Помните, что Вы – дети проповедника Божией веры и правды христианской и что Вам не к лицу жить не по-христиански
Благословляю деток: Костю преподобным Серафимом, Ленусю Николаем Чудотворцем, а тебя, моя дорогая, образом – “Взыскание погибших”.
Прощай Аня[7], Дядя Коля. Проси молитв у Никол. Николаевича и у [неразб.] тоже проси прощения и молитв».
На обороте иконы «Взыскание погибших» мученик Николай написал в благословение супруге:
«+ Да сохранит Тебя и заступит и покроет Своим Матерним Покровом Пречистая Заступница Матерь Света. Молись, дорогая Зиночка, голубка моя, Богородице: Она покроет твое вдовство раннее и сироток. Прости меня, дорогая моя, и за меня молись».
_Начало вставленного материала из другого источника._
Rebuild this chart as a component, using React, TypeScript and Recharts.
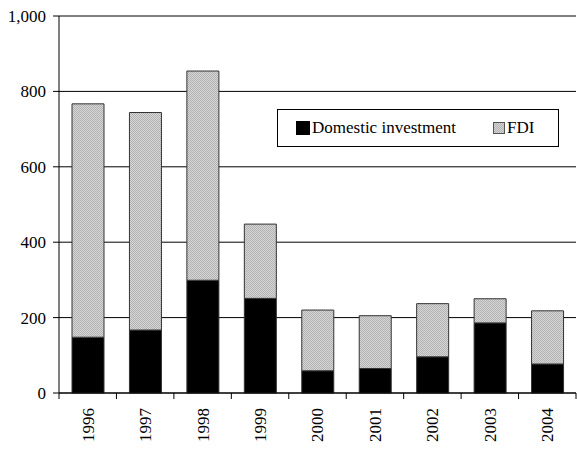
import React from "react";
import { BarChart, Bar, XAxis, YAxis, CartesianGrid } from "recharts";

const years = ["1996", "1997", "1998", "1999", "2000", "2001", "2002", "2003", "2004"];
const domestic = [148, 167, 299, 251, 59, 65, 96, 186, 77];
const fdi = [619, 577, 555, 197, 161, 140, 141, 64, 141];
const yTicks = [0, 200, 400, 600, 800, 1000];

const data = years.map((y, i) => ({ year: y, domestic: domestic[i], fdi: fdi[i] }));

const FONT = '"Liberation Serif", "Times New Roman", serif';
const PLOT_LEFT = 59;
const PLOT_WIDTH = 517;
const STEP = PLOT_WIDTH / years.length;

const YearTick = (props: any) => {
    const { x, y, payload, index } = props;
    return (
        <g>
            <line x1={x - STEP / 2} y1={y - 8} x2={x - STEP / 2} y2={y - 2} stroke="#000" />
            {index === years.length - 1 && (
                <line x1={x + STEP / 2} y1={y - 8} x2={x + STEP / 2} y2={y - 2} stroke="#000" />
            )}
            <text
                x={x}
                y={y + 7}
                transform={`rotate(-90, ${x}, ${y + 7})`}
                textAnchor="end"
                dy="0.35em"
                fontFamily={FONT}
                fontSize={17}
                fill="#000"
            >
                {payload.value}
            </text>
        </g>
    );
};

const LegendBox = () => (
    <div
        style={{
            position: "absolute",
            left: 277,
            top: 109,
            border: "1px solid #000",
            background: "#fff",
            width: 280,
            height: 36,
            display: "flex",
            alignItems: "center",
            fontFamily: FONT,
            fontSize: 17,
            color: "#000",
        }}
    >
        <span style={{ display: "inline-block", width: 14, height: 14, background: "#000", marginLeft: 18, marginRight: 2 }} />
        <span>Domestic investment</span>
        <svg width={12} height={12} style={{ marginLeft: 37, marginRight: 2 }}>
            <rect x={0.5} y={0.5} width={11} height={11} fill="url(#fdiDots)" stroke="#555" />
        </svg>
        <span>FDI</span>
    </div>
);

export default function App() {
    return (
        <div style={{ position: "absolute", left: 0, top: 0, width: 577, height: 449, background: "#fff" }}>
            <svg width={0} height={0} style={{ position: "absolute" }}>
                <defs>
                    <pattern id="fdiDots" width={2} height={2} patternUnits="userSpaceOnUse">
                        <rect width={2} height={2} fill="#d6d6d6" />
                        <rect width={1} height={1} fill="#b2b2b2" />
                        <rect x={1} y={1} width={1} height={1} fill="#b2b2b2" />
                    </pattern>
                </defs>
            </svg>
            <BarChart
                width={577}
                height={449}
                data={data}
                margin={{ top: 16, right: 1, left: 0, bottom: 0 }}
                barSize={32}
            >
                <CartesianGrid vertical={false} stroke="#000" />
                <XAxis
                    dataKey="year"
                    height={56}
                    axisLine={{ stroke: "#000" }}
                    tickLine={false}
                    tick={<YearTick />}
                    interval={0}
                />
                <YAxis
                    width={PLOT_LEFT}
                    domain={[0, 1000]}
                    ticks={yTicks}
                    tickFormatter={(v: number) => v.toLocaleString("en-US")}
                    axisLine={{ stroke: "#000" }}
                    tickLine={{ stroke: "#000" }}
                    tickSize={6}
                    tickMargin={7}
                    tick={{ fill: "#000", fontFamily: FONT, fontSize: 17 }}
                />
                <Bar dataKey="domestic" stackId="a" fill="#000" stroke="#333" isAnimationActive={false} />
                <Bar dataKey="fdi" stackId="a" fill="url(#fdiDots)" stroke="#333" isAnimationActive={false} />
            </BarChart>
            <LegendBox />
        </div>
    );
}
«+ Благословение моей любимой дочери Елене во утверждение в вере христианской, благодати, истине, чистоте и целомудрии. Будь, дорогая моя девочка, прежде всего христианкой. Просит тебя об этом умирающий за Христа [неразб.] твой. Молись обо мне, дорогая!»
На обороте и даже на ребрах маленькой иконки преподобного Серафима, вероятно, также переданной в тюрьму мученику Николаю, написано:
«Пр[еподобне] О[тче] Серафиме, Помяни у Престола Всевышняго Бога в темнице сущаго Николая. Сия икона освящ[ена] и возлежа[ла] на мощ[ах] Пр. Серафима Саров 18 июня 1918. На доб[рую] памят[ь] [неразб.] Димитр.»
Супруга мученика Николая, Зинаида Неофитовна Варжанская, в 1916 году закончившая Московскую консерваторию у профессора К.А. Киппа, после расстрела мужа и отца оставшись с малолетними детьми (6 и 8 лет) и престарелой матерью, была лишена всех льгот и всех прав. Некоторое время она еще преподавала в музыкальном техникуме, потом давала частные уроки и даже подрабатывала тапером в немом кино, а 2 сентября 1929 года была арестована ОГПУ по ст. 58–10 за «хранение и распространение контрреволюционной литературы», принадлежавшей ее мужу, и в ноябре того же года сослана на 3 года в Шенкурск Архангельской обл. Но часы мужа она так и не продала, передав их детям на память об отце.
Переданные из тюрьмы иконы бережно хранятся в семье как великая святыня, как память о том, что потомкам «проповедника Божией Веры и правды христианской… не к лицу жить не по-христиански».